- [What is asked] Leaving out every picture, quote the data below exactly as it appears.

######

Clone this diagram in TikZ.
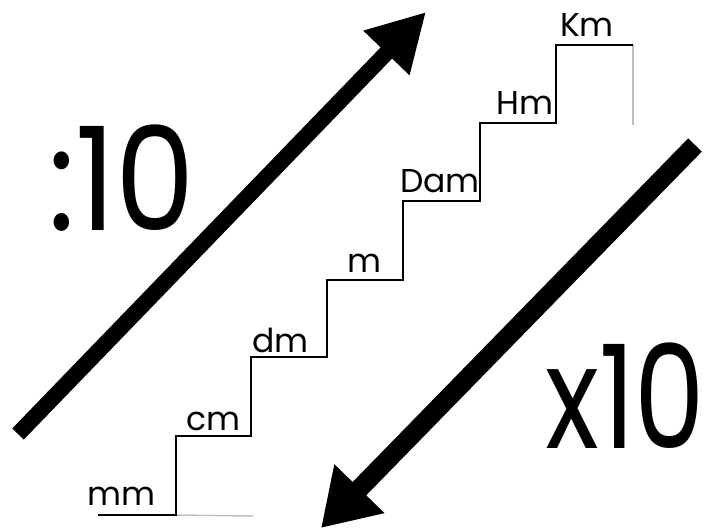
\documentclass[tikz,border=0pt]{standalone}
\usepackage{fontspec}
\setmainfont{Poppins}
\usetikzlibrary{arrows.meta}
\tikzset{
  stair/.style={line width=2pt, black, line join=miter},
  faint/.style={line width=1.5pt, black!25},
  unitlbl/.style={inner sep=0pt, font=\fontsize{33}{33}\selectfont},
  bigarrow/.style={line width=#1, black},
  biglbl/.style={inner sep=0pt, anchor=base west}
}
\begin{document}
\begin{tikzpicture}[x=1pt,y=-1pt]
\useasboundingbox (0,0) rectangle (708,529);
\clip (0,0) rectangle (708,529);
% stair corners
\coordinate (s0) at (98,515);
\coordinate (s1) at (176,515);
\coordinate (s2) at (176,436);
\coordinate (s3) at (251,436);
\coordinate (s4) at (251,357);
\coordinate (s5) at (327,357);
\coordinate (s6) at (327,280);
\coordinate (s7) at (403,280);
\coordinate (s8) at (403,201);
\coordinate (s9) at (480,201);
\coordinate (s10) at (480,123);
\coordinate (s11) at (556,123);
\coordinate (s12) at (556,45);
\coordinate (s13) at (633,45);
\coordinate (g1) at (253,516);
\coordinate (g2) at (633,125);
\draw[faint] (s1) -- (g1);
\draw[faint] (s13) -- (g2);
\draw[stair] (s0) -- (s1) -- (s2) -- (s3) -- (s4) -- (s5) -- (s6) -- (s7) -- (s8) -- (s9) -- (s10) -- (s11) -- (s12) -- (s13);
% labels
\node[unitlbl, anchor=base east] (mm) at (156,505) {mm};
\node[unitlbl, anchor=base east] (cm) at (241,430) {cm};
\node[unitlbl, anchor=base east] (dm) at (309,352) {dm};
\node[unitlbl, anchor=base east] (m) at (382,272) {m};
\node[unitlbl, anchor=base east] (Dam) at (480,193) {Dam};
\node[unitlbl, anchor=base east] (Hm) at (554,115) {Hm};
\node[unitlbl, anchor=base east] (Km) at (614,37) {Km};
% big labels
\node[biglbl] (div) at (48,230) {\fontsize{144}{144}\selectfont\scalebox{0.88}[1]{:10}};
\node[biglbl] (mul) at (545,448) {\fontsize{144}{144}\selectfont\scalebox{0.78}[1]{x10}};
% arrows
\coordinate (a1s) at (18,434);
\coordinate (a1e) at (426,12);
\coordinate (a2s) at (695,145);
\coordinate (a2e) at (321,528);
\draw[bigarrow=16pt, -{Triangle[length=57pt,width=60pt]}] (a1s) -- (a1e);
\draw[bigarrow=19pt, -{Triangle[length=55pt,width=66pt]}] (a2s) -- (a2e);
\end{tikzpicture}
\end{document}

######

- [Written answer]
Clone this diagram in TikZ.
\documentclass[tikz,border=0pt]{standalone}
\usepackage{fontspec}
\setmainfont{Poppins}
\usetikzlibrary{arrows.meta}
\tikzset{
  stair/.style={line width=2pt, black, line join=miter},
  faint/.style={line width=1.5pt, black!25},
  unitlbl/.style={inner sep=0pt, font=\fontsize{33}{33}\selectfont},
  bigarrow/.style={line width=#1, black},
  biglbl/.style={inner sep=0pt, anchor=base west}
}
\begin{document}
\begin{tikzpicture}[x=1pt,y=-1pt]
\useasboundingbox (0,0) rectangle (708,529);
\clip (0,0) rectangle (708,529);
% stair corners
\coordinate (s0) at (98,515);
\coordinate (s1) at (176,515);
\coordinate (s2) at (176,436);
\coordinate (s3) at (251,436);
\coordinate (s4) at (251,357);
\coordinate (s5) at (327,357);
\coordinate (s6) at (327,280);
\coordinate (s7) at (403,280);
\coordinate (s8) at (403,201);
\coordinate (s9) at (480,201);
\coordinate (s10) at (480,123);
\coordinate (s11) at (556,123);
\coordinate (s12) at (556,45);
\coordinate (s13) at (633,45);
\coordinate (g1) at (253,516);
\coordinate (g2) at (633,125);
\draw[faint] (s1) -- (g1);
\draw[faint] (s13) -- (g2);
\draw[stair] (s0) -- (s1) -- (s2) -- (s3) -- (s4) -- (s5) -- (s6) -- (s7) -- (s8) -- (s9) -- (s10) -- (s11) -- (s12) -- (s13);
% labels
\node[unitlbl, anchor=base east] (mm) at (156,505) {mm};
\node[unitlbl, anchor=base east] (cm) at (241,430) {cm};
\node[unitlbl, anchor=base east] (dm) at (309,352) {dm};
\node[unitlbl, anchor=base east] (m) at (382,272) {m};
\node[unitlbl, anchor=base east] (Dam) at (480,193) {Dam};
\node[unitlbl, anchor=base east] (Hm) at (554,115) {Hm};
\node[unitlbl, anchor=base east] (Km) at (614,37) {Km};
% big labels
\node[biglbl] (div) at (48,230) {\fontsize{144}{144}\selectfont\scalebox{0.88}[1]{:10}};
\node[biglbl] (mul) at (545,448) {\fontsize{144}{144}\selectfont\scalebox{0.78}[1]{x10}};
% arrows
\coordinate (a1s) at (18,434);
\coordinate (a1e) at (426,12);
\coordinate (a2s) at (695,145);
\coordinate (a2e) at (321,528);
\draw[bigarrow=16pt, -{Triangle[length=57pt,width=60pt]}] (a1s) -- (a1e);
\draw[bigarrow=19pt, -{Triangle[length=55pt,width=66pt]}] (a2s) -- (a2e);
\end{tikzpicture}
\end{document}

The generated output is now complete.